Authors: Thomas W. Larrew, MD
Intracranial pressure (ICP) monitoring has commonly been utilized for identifying pathologic ICP in cases of traumatic brain injury; however, its use in management of cases of hydrocephalus where imaging and clinical symptoms are ambiguous has not been extensively researched. The purpose of this study was to investigate the utility of ICP monitoring as a diagnostic modality for the surgical management of patients with ventriculomegaly of equivocal clinical significance.Methods: 36 patients (? 17 years old) underwent 37 ICP recording sessions between 2016 and 2021 and were retrospectively reviewed. This included patients with a history of severe ventriculomegaly but lacking symptoms concerning for pathologic ICP. All patients had normal fundoscopic examination. Nighttime pathological plateau waves were indicative of poor brain/CSF compliance during hyperemic sleep episodes.
The mean age of patients was 5.5 years old (range 0-17 years old), 43.2% of whom had prior endoscopic third ventriculostomy (ETV), 16.2% with prior ventriculoperitoneal shunt (VPS), and 40.5% without prior surgical intervention. Mean length of stay was 2.8 days (?0.7 days). Pathologic ICP was demonstrated in 10 cases (27%), 7 (70%) of which were asymptomatic. Pathologic ICP was found in 6 of 16 (37.5%) in the prior ETV group, 1 of 6 (16.7%) in prior shunt group, and 3 of 12 (20%) in the non-surgical group (p=.538). Among those with pathologic ICP, 5 (50%) cases received an ETV and 5 (50%) of cases received a VPS. Complications included ICP monitor dislodgement in 4 patients and subsequent protocol changes have been implemented.
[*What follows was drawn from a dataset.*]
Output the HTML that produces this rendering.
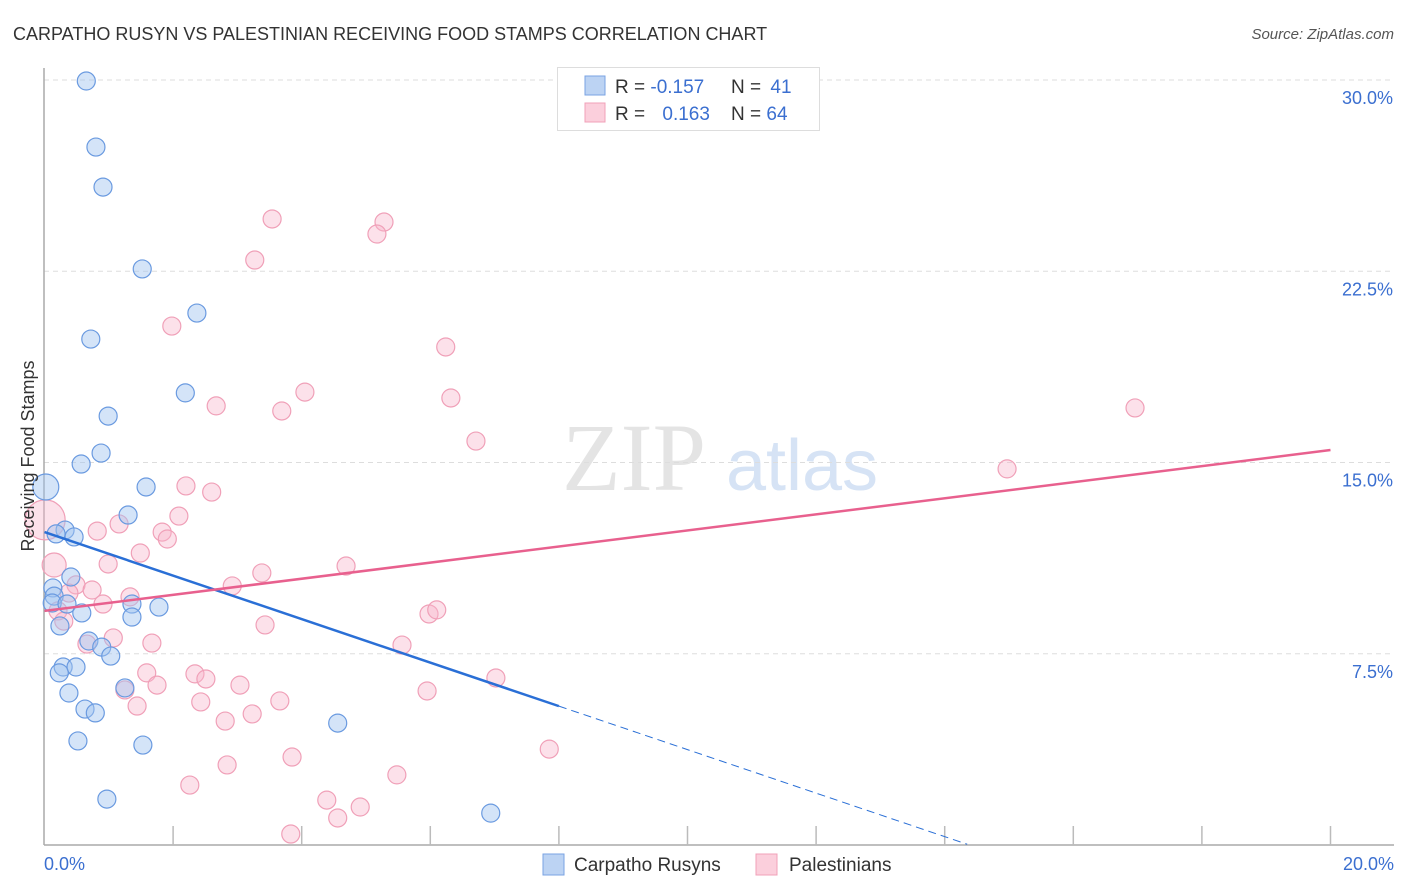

Inpatient ICP monitoring is a safe and effective diagnostic tool for evaluating persistent ventriculomegaly. The use of ICP monitoring in patients with ventriculomegaly can provide important and otherwise unobtainable information needed to determine if the patient has solely ventriculomegaly or pressure-compensated hydrocephalus and if surgical intervention is necessary.